Una mañana de 1987, repartió rosas entre sus amigos de la Boqueria y se tomó una cápsula de cianuro. Debe ser el único restaurador con una placa dedicada en el mercado.
Dónde encontrar cocina con el mejor producto... En el Nonono, restaurante con toda la materia prima biodinámica
La pizzería de Jordi Pujol
Antes de que la avenida de Sarrià y la Via Laietana se llenaran de pizzerías de estética de la mamma rústica, un local catalán fue el pionero. Hablamos del Tropeziens, en el paseo de Gràcia, 83 (justo donde ahora se levanta la fachada de Toyo Ito). Sin duda, sus propietarios tenían ojo. En los sesenta, el Tropeziens fue uno de los primeros sitios en subirse al carro del plato combinado. Y en 1971 se recicló en la primera pizzería de Barcelona. Según da fe el veterano crítico Marcelo Aparicio, "las pizzas no estaban nada mal". No es el único que lo piensa: cuando Pujol era capo de Banca Catalana, su idea de salir a cenar con la Ferrussola eran pizzas y Coca-Colas en el Tropeziens
Dónde saborear una buena pizza... Las hacen buenísimas y baratas detrás del mercado de Santa Caterina, en el Neapolitan.
La hamburguesa tozuda
No toda la vida hemos perdido el culo por las hamburguesas. De hecho, el panecillo cárnico tuvo mala prensa durante lustros. Que se lo expliquen a Julià Bagén, que en 1977 abrió el Chelsea (Paral·lel, 172 bis T. 93 325 34 47), la primera hamburguesería catalana. "Me miraban como si fuera un marciano: cogí un bar que tenía una clientela poco recomendable, y poco después ya no tenía ni clientela", recuerda. Le llamaban el pringao. El pan de hamburguesa ni existía, y un panadero del Poble-sec tuvo que deducirlo. A Bagén la pasión burguer le vino en Miami, trabajando para la Royal Caribbean: "Eran deliciosas, aquí no había nada así". El Chelsea pasó diez años de sequía, y cuando los MacKings abrieron, el Chelsea, de calidad superior, "se disparó como el Sputnik". No baja la guardia: ahora ofrece una hamburguesa de 200 gramos hecha a la barbacoa.

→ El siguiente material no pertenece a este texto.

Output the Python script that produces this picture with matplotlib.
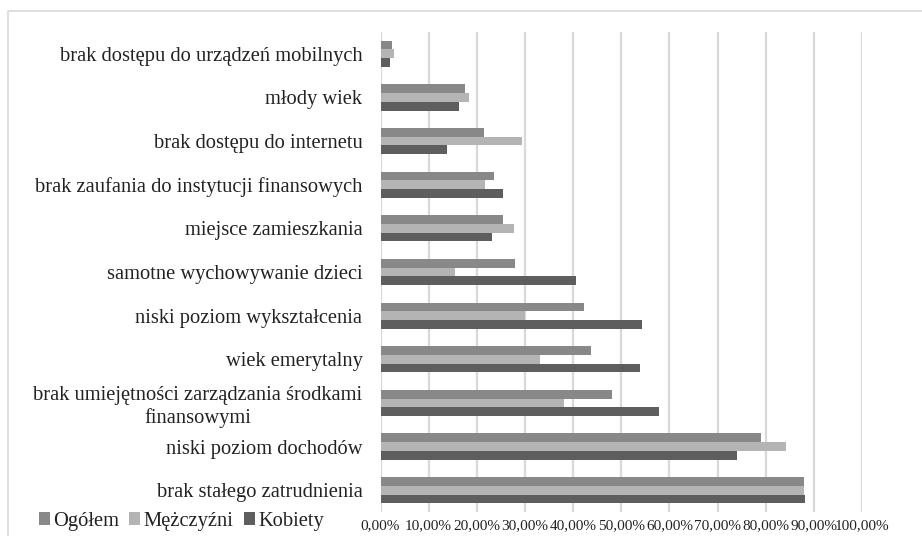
import matplotlib.pyplot as plt
from matplotlib.patches import Rectangle
from matplotlib.ticker import FuncFormatter, MultipleLocator

plt.rcParams['font.family'] = ['Liberation Serif', 'DejaVu Serif']

# Categories listed from top to bottom
categories = [
    'brak dostępu do urządzeń mobilnych',
    'młody wiek',
    'brak dostępu do internetu',
    'brak zaufania do instytucji finansowych',
    'miejsce zamieszkania',
    'samotne wychowywanie dzieci',
    'niski poziom wykształcenia',
    'wiek emerytalny',
    'brak umiejętności zarządzania środkami\nfinansowymi',
    'niski poziom dochodów',
    'brak stałego zatrudnienia',
]

ogolem = [0.023, 0.175, 0.214, 0.236, 0.254, 0.280, 0.423, 0.437, 0.481, 0.790, 0.880]
mezczyzni = [0.028, 0.183, 0.293, 0.218, 0.277, 0.154, 0.300, 0.332, 0.382, 0.842, 0.880]
kobiety = [0.020, 0.164, 0.139, 0.254, 0.232, 0.405, 0.544, 0.539, 0.578, 0.740, 0.882]

series = [('Ogółem', ogolem, '#888888'),
          ('Mężczyźni', mezczyzni, '#b4b4b4'),
          ('Kobiety', kobiety, '#5e5e5e')]

fig = plt.figure(figsize=(9.22, 5.36), dpi=100)
ax = fig.add_axes([380.5 / 922, 1 - 512 / 536, (862 - 380.5) / 922, 480 / 536])

h = 0.2
ypos = range(len(categories))
for k, (name, vals, col) in enumerate(series):
    ax.barh([y + (k - 1) * h for y in ypos], vals, height=h, color=col,
            label=name, zorder=3)

ax.set_xlim(0, 1.0)
ax.set_ylim(len(categories) - 0.5, -0.5)
ax.xaxis.set_major_locator(MultipleLocator(0.1))
ax.xaxis.set_major_formatter(FuncFormatter(lambda v, p: f'{v * 100:.2f}%'.replace('.', ',')))
ax.grid(axis='x', color='#d9d9d9', linewidth=1.6, zorder=0)

ax.set_yticks(list(ypos))
ax.set_yticklabels(categories, fontsize=14.8, multialignment='center')
ax.tick_params(axis='y', length=0, pad=13, colors='#222222')
ax.tick_params(axis='x', length=0, pad=5, labelsize=11, colors='#222222')
for s in ax.spines.values():
    s.set_visible(False)

# outer chart border
fig.patches.append(Rectangle((8 / 922, -0.1), 1.0, 1.1 - 11 / 536,
                             transform=fig.transFigure, fill=False,
                             edgecolor='#d9d9d9', linewidth=1.2))

fig.legend(loc='lower left', bbox_to_anchor=(20 / 922, -0.025), ncol=3,
           frameon=False, fontsize=14.8, handlelength=0.55, handleheight=0.55,
           handletextpad=0.15, columnspacing=0.5, labelcolor='#222222')

fig.savefig('out.png', dpi=100)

Una buena 'burger' gourmet... En el Santa Burg, a cargo de Alain Guiard.
Apología del frankfurt
Y si la introducción de la hamburguesa fue un viacrucis, el Frankfurt estalló a lo grande desde el primer día. Manel Vallès, de Càrniques Vallès, recuerda que "tuvo que venir la Urbana cuando abrimos el primer frankfurt, en Terrassa, en 1961". Antes habían tenido puestos móviles por la arena del Maresme, y cuando el mítico Frankfurt Pedralbes (Jordi Girona, 2) abrió en 1977, los vecinos ya conocían muy bien el producto por sus veraneos. Poca broma, porque la familia Vallès es responsable de la introducción y la estética salchichera en Cataluña: "Mi primo fue a dar una vuelta por Alsacia, y volvió con ideas de tipografía, el león rampante y el mobiliario". Y atribuyen estas virtudes a la tipología de negocio: "Es un negocio interclasista y antes era intersexual. Porque hace muchos años estaba mal visto que una mujer sola entrara en un bar, pero no pasaba nada si iban al frankfurt". No seremos nosotros quien lo discutamos.

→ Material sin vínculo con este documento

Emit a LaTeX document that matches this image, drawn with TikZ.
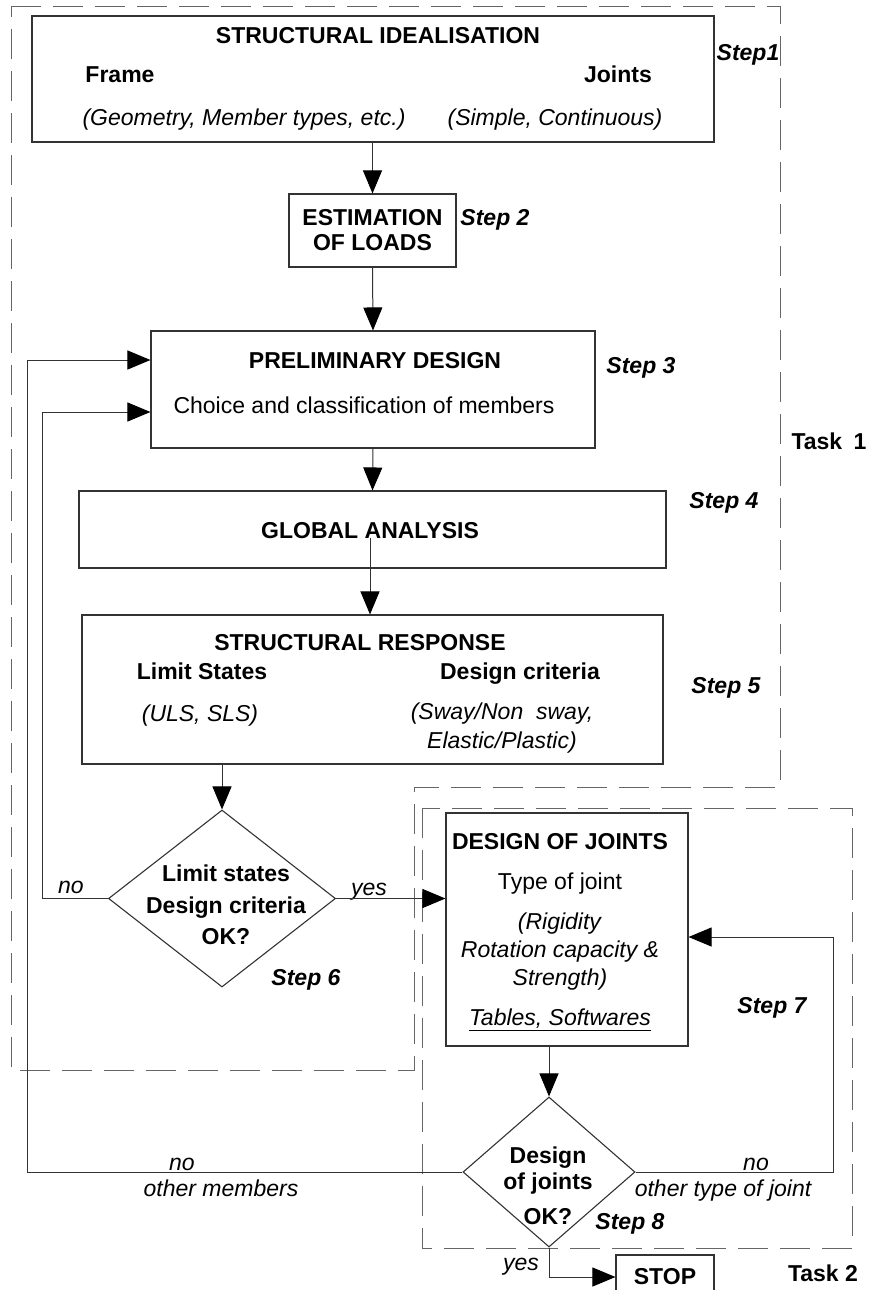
\documentclass[tikz,border=0pt]{standalone}
\usepackage{fontspec}
\setmainfont{Liberation Sans}
\usetikzlibrary{arrows.meta,shapes.geometric}
\begin{document}
\begin{tikzpicture}[x=1pt,y=-1pt,
  box/.style={draw=black!80,line width=1.1pt,inner sep=0pt},
  txt/.style={inner sep=0pt,text height=16.5pt,text depth=0pt},
  lines/.style={inner sep=0pt,align=center},
  steplbl/.style={txt,font=\bfseries\itshape},
  arr/.style={draw=black!80,line width=1pt,-{Triangle[length=23pt,width=19pt,fill=black,color=black]}},
  taskframe/.style={draw=black!60,line width=1pt,dash pattern=on 30pt off 12pt}]
  \fontsize{23}{28}\selectfont
  \useasboundingbox (0,0) rectangle (869,1290);
  \clip (0,0) rectangle (869,1290);
  % task frames
  \draw [taskframe] (11,7) -- (780,7) -- (780,787) -- (414,787) -- (414,1070) -- (11,1070) -- cycle;
  \draw [taskframe] (422,808) rectangle (852,1248);
  % step 1
  \node [box,minimum width=682pt,minimum height=126pt] (ideal) at (373,79) {};
  \node [txt,font=\bfseries] (ideal-t) at (378,35) {STRUCTURAL IDEALISATION};
  \node [txt,font=\bfseries] (frame) at (120,74) {Frame};
  \node [txt,font=\bfseries] (joints) at (618,74) {Joints};
  \node [txt,font=\itshape] (frame-d) at (244,117) {(Geometry, Member types, etc.)};
  \node [txt,font=\itshape] (joints-d) at (555,117) {(Simple, Continuous)};
  \node [steplbl] (s1) at (748,52) {Step1};
  % step 2
  \node [box,lines,font=\bfseries\fontsize{23}{25}\selectfont,minimum width=167pt,minimum height=73pt] (loads) at (372.5,230.5) {ESTIMATION\\OF LOADS};
  \node [steplbl] (s2) at (495,217) {Step 2};
  % step 3
  \node [box,minimum width=444pt,minimum height=117pt] (prelim) at (373,389.5) {};
  \node [txt,font=\bfseries] (prelim-t) at (375,360) {PRELIMINARY DESIGN};
  \node [txt] (prelim-d) at (364,405) {Choice and classification of members};
  \node [steplbl] (s3) at (641,365) {Step 3};
  \node [txt,font=\bfseries] (task1) at (829,441) {Task\enspace 1};
  % step 4
  \node [box,minimum width=587pt,minimum height=77pt] (global) at (372.5,529.5) {};
  \node [txt,font=\bfseries] (global-t) at (370,530) {GLOBAL ANALYSIS};
  \node [steplbl] (s4) at (724,500) {Step 4};
  % step 5
  \node [box,minimum width=581pt,minimum height=149pt] (resp) at (372.5,689.5) {};
  \node [txt,font=\bfseries] (resp-t) at (360,642) {STRUCTURAL RESPONSE};
  \node [txt,font=\bfseries] (limit) at (202,671) {Limit States};
  \node [txt,font=\bfseries] (crit) at (520,671) {Design criteria};
  \node [txt,font=\itshape] (limit-d) at (200,713) {(ULS, SLS)};
  \node [lines,font=\itshape\fontsize{23}{29}\selectfont] (crit-d) at (502,728) {(Sway/Non\ \ sway,\\Elastic/Plastic)};
  \node [steplbl] (s5) at (726,685) {Step 5};
  % step 6
  \node [diamond,box,minimum width=227pt,minimum height=177pt] (check1) at (222,898.5) {};
  \node [lines,font=\bfseries\fontsize{23}{31.5}\selectfont] (check1-t) at (226,905) {Limit states\\Design criteria\\OK?};
  \node [steplbl] (s6) at (306,977) {Step 6};
  % step 7
  \node [box,minimum width=242pt,minimum height=233pt] (joint) at (567,929.5) {};
  \node [lines,font=\fontsize{23}{28}\selectfont] (joint-t) at (560,932) {\textbf{DESIGN OF JOINTS}\\[12pt]Type of joint\\[12pt]\textit{(Rigidity}\\\textit{Rotation capacity \&}\\\textit{Strength)}\\[12pt]\underline{\textit{Tables, Softwares}}};
  \node [steplbl] (s7) at (772,1005) {Step 7};
  % step 8
  \node [diamond,box,minimum width=172pt,minimum height=150pt] (check2) at (549,1172) {};
  \node [lines,font=\bfseries\fontsize{23}{26}\selectfont] (check2-t) at (548,1186) {Design\\of joints\\[9pt]OK?};
  \node [steplbl] (s8) at (630,1221) {Step 8};
  \node [box,font=\bfseries,minimum width=98pt,minimum height=44pt] (stop) at (665,1277) {STOP};
  \node [txt,font=\bfseries] (task2) at (823,1273) {Task 2};
  % answers
  \node [txt,font=\itshape] (no1) at (71,885) {no};
  \node [txt,font=\itshape] (yes1) at (369,887) {yes};
  \node [txt,font=\itshape] (no2) at (182,1162) {no};
  \node [txt,font=\itshape] (no2-d) at (221,1188) {other members};
  \node [txt,font=\itshape] (no3) at (756,1162) {no};
  \node [txt,font=\itshape] (no3-d) at (723,1188) {other type of joint};
  \node [txt,font=\itshape] (yes2) at (521,1262) {yes};
  \coordinate (back1) at (42,412);
  \coordinate (back2) at (27,360);
  \coordinate (retry) at (833,937);
  % connectors
  \draw [arr] (ideal.south -| loads.north) -- (loads.north);
  \draw [arr] (loads.south) -- (prelim.north);
  \draw [arr] (prelim.south) -- (global.north);
  \draw [arr] (global-t.south) -- (global-t.south |- resp.north);
  \draw [arr] (resp.south -| check1.north) -- (check1.north);
  \draw [arr] (check1.east) -- (check1.east -| joint.west);
  \draw [arr] (check1.west) -| (back1) -- (back1 -| prelim.west);
  \draw [arr] (joint.south -| check2.north) -- (check2.north);
  \draw [arr] (check2.east) -| (retry) -- (retry -| joint.east);
  \draw [arr] (check2.west) -| (back2) -- (back2 -| prelim.west);
  \draw [arr] (check2.south) |- (stop.west);
\end{tikzpicture}
\end{document}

Hártate de frankfurts en... Casa Vallès, en Gran de Gràcia, o en el Butipà del Raval
Torradas y embutidos
Naranjito fue el heraldo del Mundial 82. Y el hombrecillo cítrico no llevaba una barra bajo el brazo, más bien una rebanada. A principios de los 80, la gran moda gastronómica eran las tostadas con embutido o escalivada, la masía urbana. En Gràcia ha quedado una marca imborrable y uno de los locales más veteranos todavía sigue en pie con mucha dignidad: el Bar Roure (Luis Antúnez, 7).

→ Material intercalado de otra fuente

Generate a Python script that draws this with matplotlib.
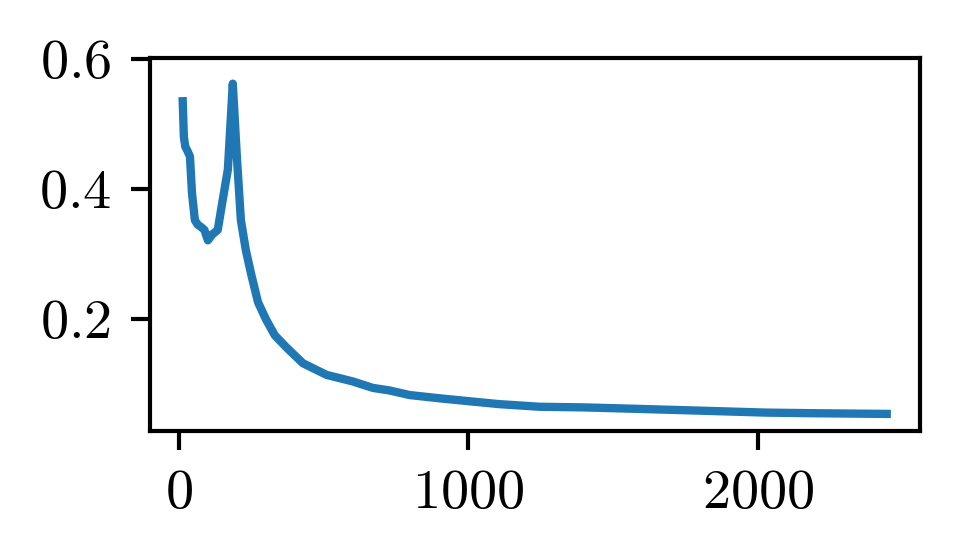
import matplotlib
matplotlib.use("Agg")
import matplotlib.pyplot as plt

plt.rcParams['font.family'] = 'serif'
plt.rcParams['font.serif'] = ['cmr10']
plt.rcParams['mathtext.fontset'] = 'cm'
plt.rcParams['axes.formatter.use_mathtext'] = True

steps = [13, 17, 22, 30, 38, 45, 55, 65, 75, 88, 100, 115, 134, 150, 169, 186,
         200, 214, 231, 250, 273, 300, 331, 372, 428, 510, 600, 670, 728, 797,
         900, 1014, 1107, 1245, 1400, 1566, 1800, 2028, 2200, 2445]
loss = [0.535, 0.48, 0.465, 0.458, 0.45, 0.394, 0.352, 0.345, 0.342, 0.337, 0.321,
        0.330, 0.337, 0.38, 0.43, 0.562, 0.45, 0.352, 0.306, 0.268, 0.226, 0.20,
        0.175, 0.156, 0.132, 0.114, 0.104, 0.094, 0.090, 0.083, 0.078, 0.073,
        0.069, 0.065, 0.064, 0.062, 0.059, 0.056, 0.055, 0.054]
yticks = [0.2, 0.4, 0.6]
xticks = [0, 1000, 2000]

fig = plt.figure(figsize=(3.2, 560 / 300), dpi=300)
ax = fig.add_axes([150 / 960, 1 - 431 / 560, 770 / 960, 373 / 560])
ax.plot(steps, loss, color='#1f77b4', linewidth=2.0)
ax.set_xticks(xticks)
ax.set_yticks(yticks)
ax.set_ylim(0.0277, 0.6015)
ax.set_xlim(-100, 2560)
for s in ax.spines.values():
    s.set_linewidth(1.0)
ax.tick_params(axis='both', which='major', labelsize=13.5, length=4.5, width=1.0, pad=4.8)
fig.savefig('out.png', dpi=300)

Come una tostada en... El Disbarat, un clásico de la torrada y la brasa.
Un peruano escondido
Fue después de otra explosión deportiva, los Juegos del 92, cuando abrió el primer restaurante peruano en Barcelona: Ninoska Palomino, en 1993, puso el Café Ninoska en la avenida de Icària, 131. Curiosamente, recuerda que el público que tuvo al principio, como ahora, era de mayoría catalana. A mediodía aquí sirven un menú local; por la noche, carta peruana, y los dos últimos jueves de mes hacen mediodía peruano. Parece un barn sencillo, pero su cebiche es fastuoso, colosal, intratable incluso por el de los peruanos más fashion.
Dónde encontrar un peruano moderno y más caro... El Tanta, de Gastón Acurio.